Dataset extract -

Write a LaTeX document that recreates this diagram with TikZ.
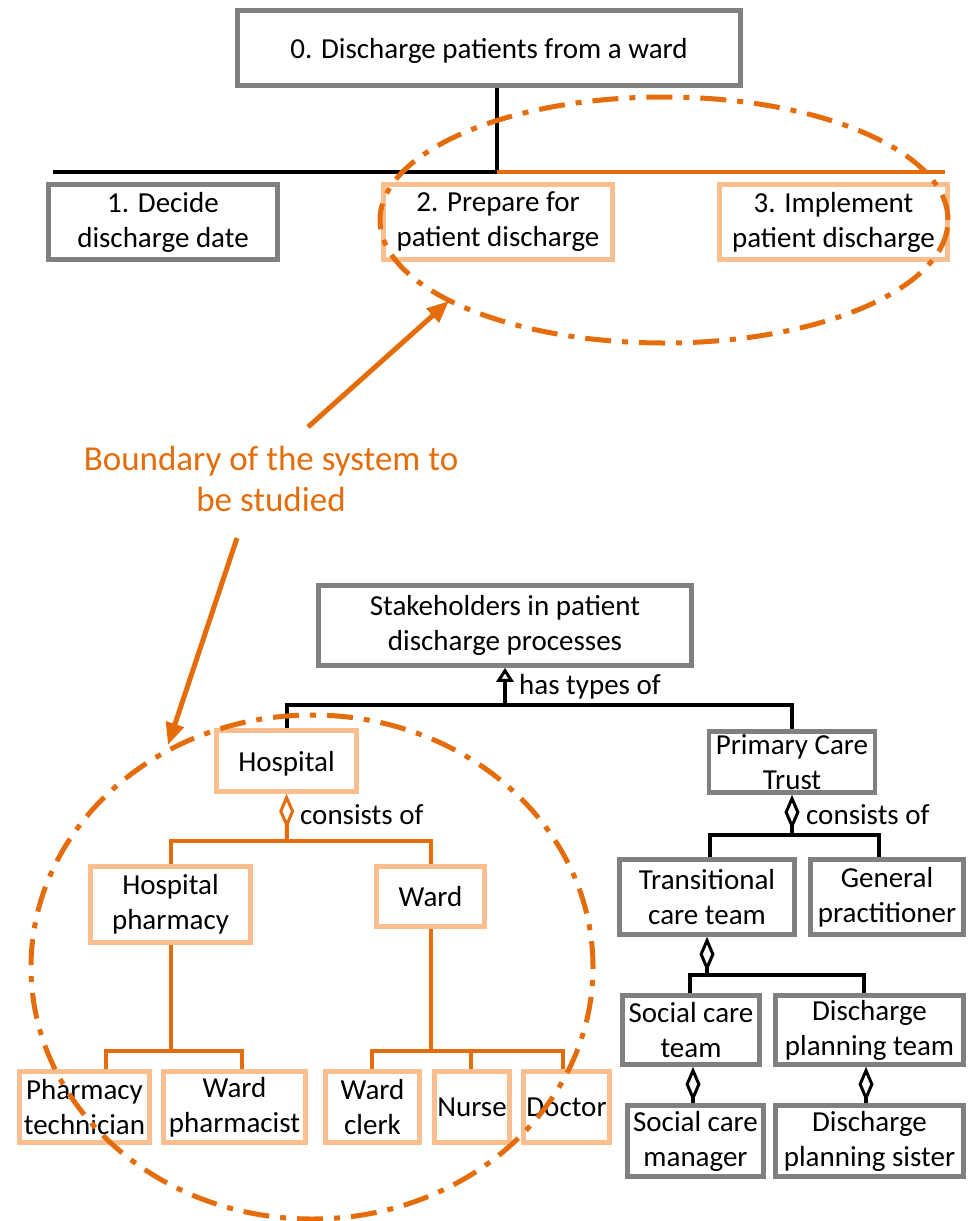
\documentclass[tikz,border=0pt]{standalone}
\usepackage{fontspec}
\setmainfont{Carlito}
\usetikzlibrary{arrows.meta}
\definecolor{grayb}{RGB}{128,128,128}
\definecolor{peach}{RGB}{251,191,143}
\definecolor{orng}{RGB}{228,108,10}
\begin{document}
\begin{tikzpicture}[x=1pt,y=-1pt,
  box/.style={draw=grayb, line width=4.5pt, fill=white, align=center, inner sep=0pt, font=\fontsize{29}{35}\selectfont},
  pbox/.style={box, draw=peach},
  oneline/.style={text depth=0pt},
  conn/.style={line width=4pt, line join=miter},
  bconn/.style={conn, draw=black},
  oconn/.style={conn, draw=orng},
  dia/.style={{Diamond[open,length=35pt,width=15pt,line width=3pt]}-},
  lbl/.style={font=\fontsize{29}{35}\selectfont, inner sep=0pt, anchor=west},
  bound/.style={draw=orng, line width=5pt, dash pattern=on 26pt off 11pt on 6pt off 11pt},
  barrow/.style={draw=orng, line width=5pt, -{Triangle[length=22pt,width=18pt]}}
]
\useasboundingbox (0,0) rectangle (971,1221);

% ---- process hierarchy ----
\node[box, oneline, minimum width=503pt, minimum height=75pt] (b0) at (489,48) {0. Discharge patients from a ward};
\node[box, minimum width=229pt, minimum height=75pt] (b1) at (163,222) {1. Decide\\discharge date};
\node[pbox, minimum width=229pt, minimum height=75pt] (b2) at (498,222) {2. Prepare for\\patient discharge};
\node[pbox, minimum width=228pt, minimum height=75pt] (b3) at (833.5,222) {3. Implement\\patient discharge};

\coordinate (jt) at (497,172);
\coordinate (jtl) at (53,172);
\coordinate (jtr) at (945,172);
\draw[bconn, line width=4.5pt] (b0.south -| jt) -- (jt);
\draw[bconn, line width=4.5pt] (jtl) -- (jt);
\draw[oconn, line width=4.5pt] (jt) -- (jtr);

% ---- stakeholders ----
\node[box, minimum width=373pt, minimum height=80pt] (sh) at (505,625.5) {Stakeholders in patient\\discharge processes};
\node[pbox, oneline, minimum width=140pt, minimum height=61pt] (hosp) at (286.5,761) {Hospital};
\node[box, minimum width=166pt, minimum height=61pt] (pct) at (792,762) {Primary Care\\Trust};
\node[pbox, minimum width=160pt, minimum height=76pt] (hp) at (170.5,904.5) {Hospital\\pharmacy};
\node[pbox, oneline, minimum width=108pt, minimum height=60pt] (ward) at (430.5,896.5) {Ward};
\node[pbox, minimum width=130pt, minimum height=71pt] (ptech) at (84.5,1107) {Pharmacy\\technician};
\node[pbox, minimum width=142pt, minimum height=71pt] (wph) at (234.5,1107) {Ward\\pharmacist};
\node[pbox, minimum width=94pt, minimum height=71pt] (wclerk) at (372.5,1107) {Ward\\clerk};
\node[pbox, oneline, minimum width=75pt, minimum height=71pt] (nurse) at (472,1107) {Nurse};
\node[pbox, oneline, minimum width=86pt, minimum height=71pt] (doctor) at (566.5,1107) {Doctor};
\node[box, minimum width=175pt, minimum height=75pt] (tct) at (707,897) {Transitional\\care team};
\node[box, minimum width=153pt, minimum height=75pt] (gp) at (887,897) {General\\practitioner};
\node[box, minimum width=137pt, minimum height=69pt] (sct) at (691,1030) {Social care\\team};
\node[box, minimum width=188pt, minimum height=69pt] (dpt) at (869.5,1030) {Discharge\\planning team};
\node[box, minimum width=136pt, minimum height=71pt] (scm) at (695.5,1141) {Social care\\manager};
\node[box, minimum width=188pt, minimum height=71pt] (dps) at (869.5,1141) {Discharge\\planning sister};

% has types of
\coordinate (js) at (505,705);
\coordinate (jsr) at (792,705);
\draw[bconn, -{Triangle[open,length=14pt,width=17pt,line width=3pt]}] (js) -- (sh.south);
\draw[bconn] (hosp.north) |- (jsr) -- (pct.north);
\node[lbl] (ht) at (519,687) {has types of};

% hospital consists of
\coordinate (jh) at (287,841);
\draw[oconn, dia] (hosp.south) -- (jh);
\draw[oconn] (hp.north) |- (jh) -| (ward.north);
\node[lbl] (hc) at (300,815) {consists of};

% hospital pharmacy
\coordinate (jhpl) at (106,1051);
\coordinate (jhpr) at (242,1051);
\draw[oconn] (hp.south) -- (hp.south |- jhpl);
\draw[oconn] (jhpl |- ptech.north) -- (jhpl) -- (jhpr) -- (jhpr |- wph.north);

% ward
\coordinate (jwl) at (372,1051);
\coordinate (jwm) at (471,1051);
\coordinate (jwr) at (563,1051);
\draw[oconn] (ward.south) -- (ward.south |- jwl);
\draw[oconn] (jwl |- wclerk.north) -- (jwl) -- (jwr) -- (jwr |- doctor.north);
\draw[oconn] (jwm) -- (jwm |- nurse.north);

% PCT consists of
\coordinate (jp) at (792,835);
\coordinate (jpl) at (710,835);
\coordinate (jpr) at (879,835);
\draw[bconn, dia] (pct.south) -- (jp);
\draw[bconn] (jpl |- tct.north) -- (jpl) -- (jpr) -- (jpr |- gp.north);
\node[lbl] (pc) at (806,815) {consists of};

% transitional care team
\coordinate (jt2) at (707,975);
\coordinate (jt2l) at (690,975);
\coordinate (jt2r) at (864,975);
\draw[bconn, dia] (tct.south) -- (jt2);
\draw[bconn] (jt2l |- sct.north) -- (jt2l) -- (jt2r) -- (jt2r |- dpt.north);

% lower diamonds
\coordinate (jsc) at (693,1030);
\coordinate (jdp) at (866,1030);
\draw[bconn, dia] (jsc |- sct.south) -- (jsc |- scm.north);
\draw[bconn, dia] (jdp |- dpt.south) -- (jdp |- dps.north);

% ---- boundary label and arrows ----
\node[font=\fontsize{35}{41}\selectfont, text=orng, align=center, inner sep=0pt] (blabel) at (271,479) {Boundary of the system to\\be studied};
\coordinate (a1s) at (308,427);
\coordinate (a1e) at (449,301);
\coordinate (a2s) at (237,538);
\coordinate (a2e) at (168,745);
\draw[barrow] (a1s) -- (a1e);
\draw[barrow] (a2s) -- (a2e);

% ---- boundaries ----
\draw[bound] (664,220) ellipse [x radius=284pt, y radius=123pt];
\draw[bound] (312,967) ellipse [x radius=281pt, y radius=252pt];
\end{tikzpicture}
\end{document}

Requirements - Copy the material above in full and exactly, skipping pictures.

The completed task -
Write a LaTeX document that recreates this diagram with TikZ.
\documentclass[tikz,border=0pt]{standalone}
\usepackage{fontspec}
\setmainfont{Carlito}
\usetikzlibrary{arrows.meta}
\definecolor{grayb}{RGB}{128,128,128}
\definecolor{peach}{RGB}{251,191,143}
\definecolor{orng}{RGB}{228,108,10}
\begin{document}
\begin{tikzpicture}[x=1pt,y=-1pt,
  box/.style={draw=grayb, line width=4.5pt, fill=white, align=center, inner sep=0pt, font=\fontsize{29}{35}\selectfont},
  pbox/.style={box, draw=peach},
  oneline/.style={text depth=0pt},
  conn/.style={line width=4pt, line join=miter},
  bconn/.style={conn, draw=black},
  oconn/.style={conn, draw=orng},
  dia/.style={{Diamond[open,length=35pt,width=15pt,line width=3pt]}-},
  lbl/.style={font=\fontsize{29}{35}\selectfont, inner sep=0pt, anchor=west},
  bound/.style={draw=orng, line width=5pt, dash pattern=on 26pt off 11pt on 6pt off 11pt},
  barrow/.style={draw=orng, line width=5pt, -{Triangle[length=22pt,width=18pt]}}
]
\useasboundingbox (0,0) rectangle (971,1221);

% ---- process hierarchy ----
\node[box, oneline, minimum width=503pt, minimum height=75pt] (b0) at (489,48) {0. Discharge patients from a ward};
\node[box, minimum width=229pt, minimum height=75pt] (b1) at (163,222) {1. Decide\\discharge date};
\node[pbox, minimum width=229pt, minimum height=75pt] (b2) at (498,222) {2. Prepare for\\patient discharge};
\node[pbox, minimum width=228pt, minimum height=75pt] (b3) at (833.5,222) {3. Implement\\patient discharge};

\coordinate (jt) at (497,172);
\coordinate (jtl) at (53,172);
\coordinate (jtr) at (945,172);
\draw[bconn, line width=4.5pt] (b0.south -| jt) -- (jt);
\draw[bconn, line width=4.5pt] (jtl) -- (jt);
\draw[oconn, line width=4.5pt] (jt) -- (jtr);

% ---- stakeholders ----
\node[box, minimum width=373pt, minimum height=80pt] (sh) at (505,625.5) {Stakeholders in patient\\discharge processes};
\node[pbox, oneline, minimum width=140pt, minimum height=61pt] (hosp) at (286.5,761) {Hospital};
\node[box, minimum width=166pt, minimum height=61pt] (pct) at (792,762) {Primary Care\\Trust};
\node[pbox, minimum width=160pt, minimum height=76pt] (hp) at (170.5,904.5) {Hospital\\pharmacy};
\node[pbox, oneline, minimum width=108pt, minimum height=60pt] (ward) at (430.5,896.5) {Ward};
\node[pbox, minimum width=130pt, minimum height=71pt] (ptech) at (84.5,1107) {Pharmacy\\technician};
\node[pbox, minimum width=142pt, minimum height=71pt] (wph) at (234.5,1107) {Ward\\pharmacist};
\node[pbox, minimum width=94pt, minimum height=71pt] (wclerk) at (372.5,1107) {Ward\\clerk};
\node[pbox, oneline, minimum width=75pt, minimum height=71pt] (nurse) at (472,1107) {Nurse};
\node[pbox, oneline, minimum width=86pt, minimum height=71pt] (doctor) at (566.5,1107) {Doctor};
\node[box, minimum width=175pt, minimum height=75pt] (tct) at (707,897) {Transitional\\care team};
\node[box, minimum width=153pt, minimum height=75pt] (gp) at (887,897) {General\\practitioner};
\node[box, minimum width=137pt, minimum height=69pt] (sct) at (691,1030) {Social care\\team};
\node[box, minimum width=188pt, minimum height=69pt] (dpt) at (869.5,1030) {Discharge\\planning team};
\node[box, minimum width=136pt, minimum height=71pt] (scm) at (695.5,1141) {Social care\\manager};
\node[box, minimum width=188pt, minimum height=71pt] (dps) at (869.5,1141) {Discharge\\planning sister};

% has types of
\coordinate (js) at (505,705);
\coordinate (jsr) at (792,705);
\draw[bconn, -{Triangle[open,length=14pt,width=17pt,line width=3pt]}] (js) -- (sh.south);
\draw[bconn] (hosp.north) |- (jsr) -- (pct.north);
\node[lbl] (ht) at (519,687) {has types of};

% hospital consists of
\coordinate (jh) at (287,841);
\draw[oconn, dia] (hosp.south) -- (jh);
\draw[oconn] (hp.north) |- (jh) -| (ward.north);
\node[lbl] (hc) at (300,815) {consists of};

% hospital pharmacy
\coordinate (jhpl) at (106,1051);
\coordinate (jhpr) at (242,1051);
\draw[oconn] (hp.south) -- (hp.south |- jhpl);
\draw[oconn] (jhpl |- ptech.north) -- (jhpl) -- (jhpr) -- (jhpr |- wph.north);

% ward
\coordinate (jwl) at (372,1051);
\coordinate (jwm) at (471,1051);
\coordinate (jwr) at (563,1051);
\draw[oconn] (ward.south) -- (ward.south |- jwl);
\draw[oconn] (jwl |- wclerk.north) -- (jwl) -- (jwr) -- (jwr |- doctor.north);
\draw[oconn] (jwm) -- (jwm |- nurse.north);

% PCT consists of
\coordinate (jp) at (792,835);
\coordinate (jpl) at (710,835);
\coordinate (jpr) at (879,835);
\draw[bconn, dia] (pct.south) -- (jp);
\draw[bconn] (jpl |- tct.north) -- (jpl) -- (jpr) -- (jpr |- gp.north);
\node[lbl] (pc) at (806,815) {consists of};

% transitional care team
\coordinate (jt2) at (707,975);
\coordinate (jt2l) at (690,975);
\coordinate (jt2r) at (864,975);
\draw[bconn, dia] (tct.south) -- (jt2);
\draw[bconn] (jt2l |- sct.north) -- (jt2l) -- (jt2r) -- (jt2r |- dpt.north);

% lower diamonds
\coordinate (jsc) at (693,1030);
\coordinate (jdp) at (866,1030);
\draw[bconn, dia] (jsc |- sct.south) -- (jsc |- scm.north);
\draw[bconn, dia] (jdp |- dpt.south) -- (jdp |- dps.north);

% ---- boundary label and arrows ----
\node[font=\fontsize{35}{41}\selectfont, text=orng, align=center, inner sep=0pt] (blabel) at (271,479) {Boundary of the system to\\be studied};
\coordinate (a1s) at (308,427);
\coordinate (a1e) at (449,301);
\coordinate (a2s) at (237,538);
\coordinate (a2e) at (168,745);
\draw[barrow] (a1s) -- (a1e);
\draw[barrow] (a2s) -- (a2e);

% ---- boundaries ----
\draw[bound] (664,220) ellipse [x radius=284pt, y radius=123pt];
\draw[bound] (312,967) ellipse [x radius=281pt, y radius=252pt];
\end{tikzpicture}
\end{document}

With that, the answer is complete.